# SET TASK
In the copy, include every entry exactly but none of the images.

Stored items
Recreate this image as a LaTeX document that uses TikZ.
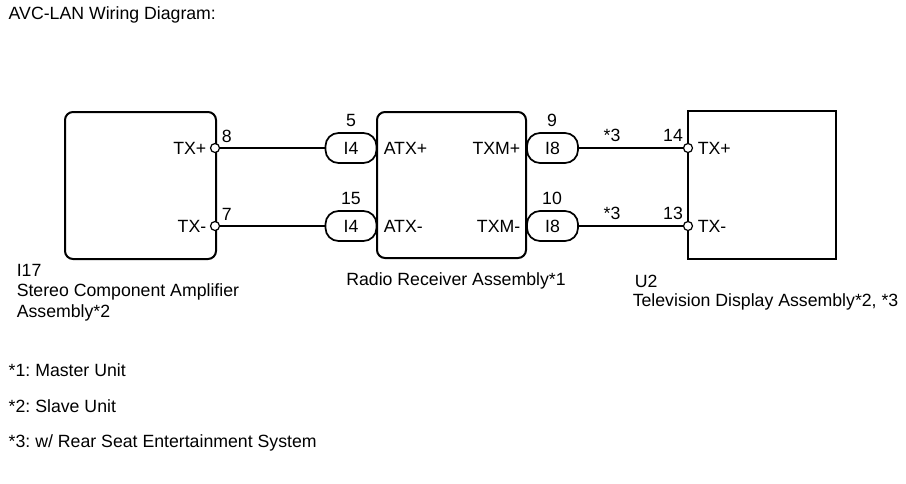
\documentclass[tikz,border=0pt]{standalone}
\usepackage{fontspec}
\setmainfont{Liberation Sans}
\frenchspacing
\usetikzlibrary{calc, positioning}
\tikzset{>=latex}
\tikzset{
  unitbox/.style={draw, line width=2pt, inner sep=0pt},
  plug/.style={draw, line width=1.7pt, rounded corners=13pt, minimum width=51pt, minimum height=30pt, inner sep=0pt},
  term/.style={circle, draw, fill=white, line width=1.2pt, inner sep=0pt, minimum size=9pt},
  lbl/.style={inner sep=0pt}
}

\begin{document}
\begin{tikzpicture}[x=1pt, y=-1pt, font=\fontsize{17.7}{21}\selectfont, line width=1.5pt]
\useasboundingbox (0,0) rectangle (906,483);
\node[lbl, right] (title) at (8,15) {AVC-LAN Wiring Diagram:};

\node[unitbox, rounded corners=8pt, minimum width=151pt, minimum height=147pt] (amp) at (140.5,185.5) {};
\node[unitbox, rounded corners=8pt, minimum width=149pt, minimum height=146pt] (radio) at (451.5,185) {};
\node[unitbox, minimum width=148pt, minimum height=148pt] (tv) at (762,185) {};

\node[plug] (c5) at (351,148) {I4};
\node[plug] (c15) at (351,226) {I4};
\node[plug] (c9) at (552.5,148) {I8};
\node[plug] (c10) at (552.5,226) {I8};

\node[term] (a8) at (215,148) {};
\node[term] (a7) at (215,226) {};
\node[term] (t14) at (688,148) {};
\node[term] (t13) at (688,226) {};

\draw (a8) -- (c5);
\draw (a7) -- (c15);
\draw (c9) -- (t14);
\draw (c10) -- (t13);

\node[lbl, left] at (207,148) {TX+};
\node[lbl, left] at (207,226) {TX-};
\node[lbl, right] at (221,136) {8};
\node[lbl, right] at (221,214) {7};
\node[lbl] at (351,120) {5};
\node[lbl] at (351,198) {15};
\node[lbl, right] at (383,148) {ATX+};
\node[lbl, right] at (383,226) {ATX-};
\node[lbl, left] at (521,148) {TXM+};
\node[lbl, left] at (521,226) {TXM-};
\node[lbl] at (552,120) {9};
\node[lbl] at (552,198) {10};
\node[lbl] at (612,135) {*3};
\node[lbl] at (612,213) {*3};
\node[lbl] at (673,135) {14};
\node[lbl] at (673,213) {13};
\node[lbl, right] at (697,148) {TX+};
\node[lbl, right] at (697,226) {TX-};

\node[lbl, right] (ampno) at (16,270) {I17};
\node[lbl, right] (ampname) at (16,292) {Stereo Component Amplifier};
\node[lbl, right] (ampname2) at (16,313) {Assembly*2};
\node[lbl] (radioname) at (456,281) {Radio Receiver Assembly*1};
\node[lbl, right] (tvno) at (634,281) {U2};
\node[lbl, right] (tvname) at (632,302) {Television Display Assembly*2, *3};

\node[lbl, right] (note1) at (8,370) {*1: Master Unit};
\node[lbl, right] (note2) at (8,406) {*2: Slave Unit};
\node[lbl, right] (note3) at (8,443) {*3: w/ Rear Seat Entertainment System};
\end{tikzpicture}
\end{document}
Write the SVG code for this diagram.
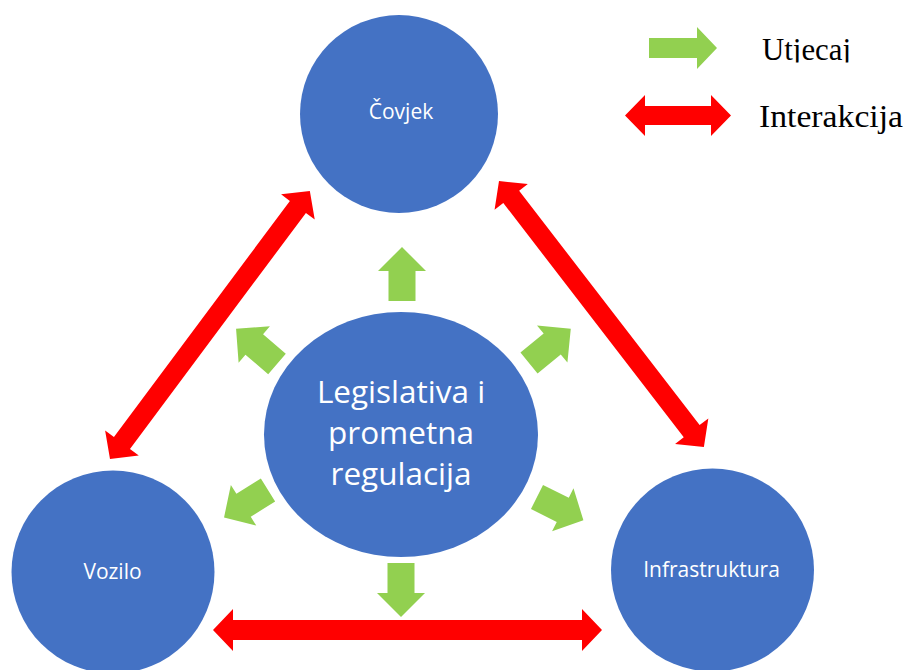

# SOLUTION FOR THIS EXERCISE
Recreate this image as a LaTeX document that uses TikZ.
\documentclass[tikz,border=0pt]{standalone}
\usepackage{fontspec}
\setmainfont{Liberation Sans}
\frenchspacing
\usetikzlibrary{calc, positioning}
\tikzset{>=latex}
\tikzset{
  unitbox/.style={draw, line width=2pt, inner sep=0pt},
  plug/.style={draw, line width=1.7pt, rounded corners=13pt, minimum width=51pt, minimum height=30pt, inner sep=0pt},
  term/.style={circle, draw, fill=white, line width=1.2pt, inner sep=0pt, minimum size=9pt},
  lbl/.style={inner sep=0pt}
}

\begin{document}
\begin{tikzpicture}[x=1pt, y=-1pt, font=\fontsize{17.7}{21}\selectfont, line width=1.5pt]
\useasboundingbox (0,0) rectangle (906,483);
\node[lbl, right] (title) at (8,15) {AVC-LAN Wiring Diagram:};

\node[unitbox, rounded corners=8pt, minimum width=151pt, minimum height=147pt] (amp) at (140.5,185.5) {};
\node[unitbox, rounded corners=8pt, minimum width=149pt, minimum height=146pt] (radio) at (451.5,185) {};
\node[unitbox, minimum width=148pt, minimum height=148pt] (tv) at (762,185) {};

\node[plug] (c5) at (351,148) {I4};
\node[plug] (c15) at (351,226) {I4};
\node[plug] (c9) at (552.5,148) {I8};
\node[plug] (c10) at (552.5,226) {I8};

\node[term] (a8) at (215,148) {};
\node[term] (a7) at (215,226) {};
\node[term] (t14) at (688,148) {};
\node[term] (t13) at (688,226) {};

\draw (a8) -- (c5);
\draw (a7) -- (c15);
\draw (c9) -- (t14);
\draw (c10) -- (t13);

\node[lbl, left] at (207,148) {TX+};
\node[lbl, left] at (207,226) {TX-};
\node[lbl, right] at (221,136) {8};
\node[lbl, right] at (221,214) {7};
\node[lbl] at (351,120) {5};
\node[lbl] at (351,198) {15};
\node[lbl, right] at (383,148) {ATX+};
\node[lbl, right] at (383,226) {ATX-};
\node[lbl, left] at (521,148) {TXM+};
\node[lbl, left] at (521,226) {TXM-};
\node[lbl] at (552,120) {9};
\node[lbl] at (552,198) {10};
\node[lbl] at (612,135) {*3};
\node[lbl] at (612,213) {*3};
\node[lbl] at (673,135) {14};
\node[lbl] at (673,213) {13};
\node[lbl, right] at (697,148) {TX+};
\node[lbl, right] at (697,226) {TX-};

\node[lbl, right] (ampno) at (16,270) {I17};
\node[lbl, right] (ampname) at (16,292) {Stereo Component Amplifier};
\node[lbl, right] (ampname2) at (16,313) {Assembly*2};
\node[lbl] (radioname) at (456,281) {Radio Receiver Assembly*1};
\node[lbl, right] (tvno) at (634,281) {U2};
\node[lbl, right] (tvname) at (632,302) {Television Display Assembly*2, *3};

\node[lbl, right] (note1) at (8,370) {*1: Master Unit};
\node[lbl, right] (note2) at (8,406) {*2: Slave Unit};
\node[lbl, right] (note3) at (8,443) {*3: w/ Rear Seat Entertainment System};
\end{tikzpicture}
\end{document}
Write the SVG code for this diagram.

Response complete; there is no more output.